Guo Shuqing (郭树清), CBIRC chair and party secretary of the Chinese central bank, said to Xinhua that the 12 measures would include:

  1. The simultaneous cancellation on ceilings on holdings of equity by a single Chinese-invested or a single foreign-invested bank in a Chinese commercial bank, in accordance with the principle that domestic and foreign investors are treated consistently;
  2. The cancellation of the USD$10 billion total assets requirement for foreign banks establishing foreign invested legal person banks in China, and the $20 billion total assets requirement for foreign banks establishing branches in China;
  3. The cancellation of the $1 billion total assets requirement for offshore financial institutions investing in the equity of trust companies;
  4. Allowing offshore financial institutions to invest in the equity of foreign-invested insurers in China;
  5. The cancellation of the requirement that insurance brokers engaging in insurance brokerage operations in China have been in operation for at least 30 years, and have total assets of no less than $200 million;
  6. Loosening of restrictions on Chinese shareholders in Sino-foreign joint-venture banks, and the cancellation of the requirement that the sole or primary Chinese shareholder be a financial institution;
  7. Encouraging and supporting foreign financial institutions to engage in equity, operational and technical cooperation with privately controlled banking sector and insurance sector institutions;
  8. Allowing foreign insurance group companies to invest in the establishment of insurance institutions;
  9. Allowing foreign-invested insurance group companies in China to establish insurance institutions with reference to the qualification requirements for Chinese-invested insurance group companies;
  10. The simultaneous loosening of entry policies for Chinese-invested and foreign-invested financial institutions to invest in and establish consumer finance companies, in accordance with the principle that domestic and foreign investors are treated consistently;
  11. The cancellation of examinations and approvals for foreign-invested banks to handle renminbi operations, and allowing foreign-invested banks to engage in renminbi operations when they do business;
  12. Allowing foreign-invested banks to engage in agency collection and payments operations.
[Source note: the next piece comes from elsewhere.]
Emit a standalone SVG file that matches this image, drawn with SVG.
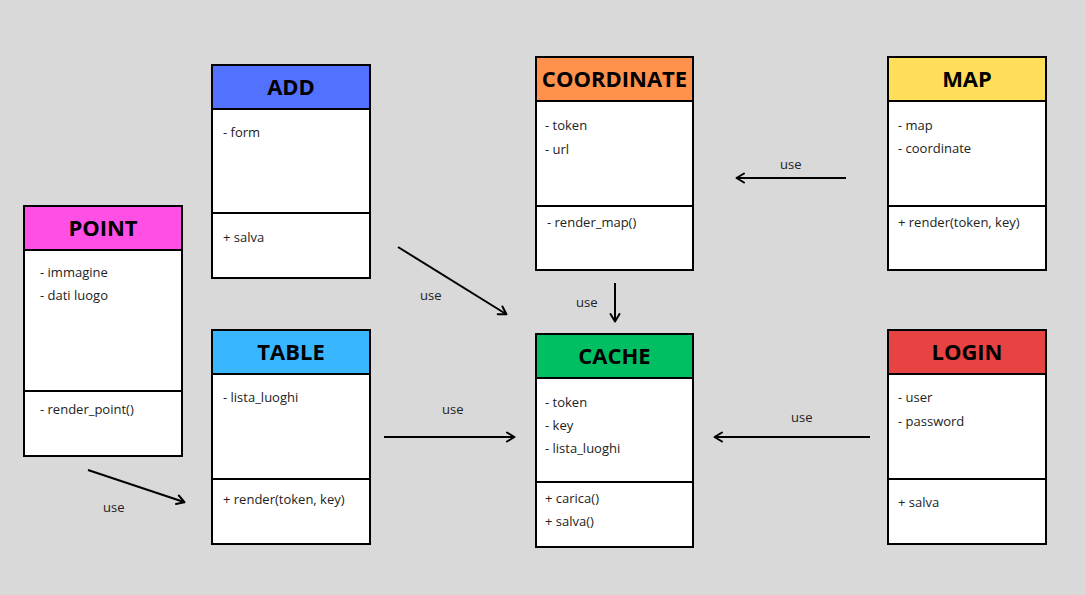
<svg xmlns="http://www.w3.org/2000/svg" width="1086" height="595" viewBox="0 0 1086 595">
<defs>
<marker id="arr" markerWidth="12" markerHeight="12" refX="9" refY="6" orient="auto" markerUnits="userSpaceOnUse">
<path d="M2,1.5 L9.5,6 L2,10.5" fill="none" stroke="#000" stroke-width="2" stroke-linecap="round" stroke-linejoin="round"/>
</marker>
<style>
.box{fill:#fff;stroke:#000;stroke-width:2}
.hd{stroke:#000;stroke-width:2}
.ln{stroke:#000;stroke-width:2}
.t{font-family:"Open Sans","Noto Sans",sans-serif;font-size:13px;fill:#222}
.h{font-family:"Open Sans","Noto Sans",sans-serif;font-size:22px;font-weight:bold;fill:#000;text-anchor:middle}
.u{font-family:"Open Sans","Noto Sans",sans-serif;font-size:13px;fill:#222}
.c{stroke:#000;stroke-width:2;fill:none;marker-end:url(#arr)}
</style>
</defs>
<rect width="1086" height="595" fill="#d9d9d9"/>

<g id="point">
<rect class="box" x="24" y="206" width="158" height="250"/>
<rect class="hd" x="24" y="206" width="158" height="44" fill="#ff4fe4"/>
<line class="ln" x1="24" y1="391" x2="182" y2="391"/>
<text class="h" x="103" y="236">POINT</text>
<text class="t" x="40" y="277">- immagine</text>
<text class="t" x="40" y="300">- dati luogo</text>
<text class="t" x="40" y="414">- render_point()</text>
</g>

<g id="add">
<rect class="box" x="212" y="65" width="158" height="213"/>
<rect class="hd" x="212" y="65" width="158" height="44" fill="#5271ff"/>
<line class="ln" x1="212" y1="213" x2="370" y2="213"/>
<text class="h" x="291" y="95">ADD</text>
<text class="t" x="223" y="137">- form</text>
<text class="t" x="223" y="242">+ salva</text>
</g>

<g id="coordinate">
<rect class="box" x="536" y="57" width="157" height="213"/>
<rect class="hd" x="536" y="57" width="157" height="44" fill="#ff914d"/>
<line class="ln" x1="536" y1="206" x2="693" y2="206"/>
<text class="h" x="614.5" y="87">COORDINATE</text>
<text class="t" x="545" y="130">- token</text>
<text class="t" x="545" y="154">- url</text>
<text class="t" x="547" y="227">- render_map()</text>
</g>

<g id="map">
<rect class="box" x="888" y="57" width="158" height="213"/>
<rect class="hd" x="888" y="57" width="158" height="44" fill="#ffde59"/>
<line class="ln" x1="888" y1="206" x2="1046" y2="206"/>
<text class="h" x="967" y="87">MAP</text>
<text class="t" x="898" y="130">- map</text>
<text class="t" x="898" y="153">- coordinate</text>
<text class="t" x="898" y="227">+ render(token, key)</text>
</g>

<g id="table">
<rect class="box" x="212" y="330" width="158" height="214"/>
<rect class="hd" x="212" y="330" width="158" height="44" fill="#38b6ff"/>
<line class="ln" x1="212" y1="479" x2="370" y2="479"/>
<text class="h" x="291" y="360">TABLE</text>
<text class="t" x="223" y="402">- lista_luoghi</text>
<text class="t" x="223" y="504">+ render(token, key)</text>
</g>

<g id="cache">
<rect class="box" x="536" y="334" width="157" height="213"/>
<rect class="hd" x="536" y="334" width="157" height="44" fill="#00bf63"/>
<line class="ln" x1="536" y1="482" x2="693" y2="482"/>
<text class="h" x="614.5" y="364">CACHE</text>
<text class="t" x="545" y="407">- token</text>
<text class="t" x="545" y="430">- key</text>
<text class="t" x="545" y="453">- lista_luoghi</text>
<text class="t" x="545" y="503">+ carica()</text>
<text class="t" x="545" y="526">+ salva()</text>
</g>

<g id="login">
<rect class="box" x="888" y="330" width="158" height="214"/>
<rect class="hd" x="888" y="330" width="158" height="44" fill="#e84343"/>
<line class="ln" x1="888" y1="479" x2="1046" y2="479"/>
<text class="h" x="967" y="360">LOGIN</text>
<text class="t" x="898" y="402">- user</text>
<text class="t" x="898" y="426">- password</text>
<text class="t" x="898" y="507">+ salva</text>
</g>

<g id="connectors">
<line class="c" x1="398" y1="247" x2="506" y2="314"/>
<text class="u" x="420" y="300">use</text>
<line class="c" x1="615" y1="283" x2="615" y2="321"/>
<text class="u" x="576" y="307">use</text>
<line class="c" x1="846" y1="178" x2="737" y2="178"/>
<text class="u" x="780" y="169">use</text>
<line class="c" x1="384" y1="437" x2="514" y2="437"/>
<text class="u" x="442" y="414">use</text>
<line class="c" x1="870" y1="437" x2="715" y2="437"/>
<text class="u" x="791" y="422">use</text>
<line class="c" x1="88" y1="470" x2="184" y2="502"/>
<text class="u" x="103" y="512">use</text>
</g>
</svg>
Guo said that further opening of the banking and insurance sector is necessary for the independent growth of the Chinese economy and finance, and will be of benefit to enriching market actors, stimulating market vitality, and improving the management level and competitive capability of the financial sector.

Financial regulators will “uphold consistency in treating domestic and foreign [parties], provide fair treatment to domestic and foreign actors, provide equitable treatment, and form ‘multi-victory’ circumstances.”

According to Guo private capital currently accounts for 43% of total equity in Chinese joint-stock banks, 56% in municipal commercial banks, 83% in rural commercial banks and 49% in insurers, while foreign invested banks and foreign invested insurers account for 1.64% and 6.36% of total assets in their respective sectors in China.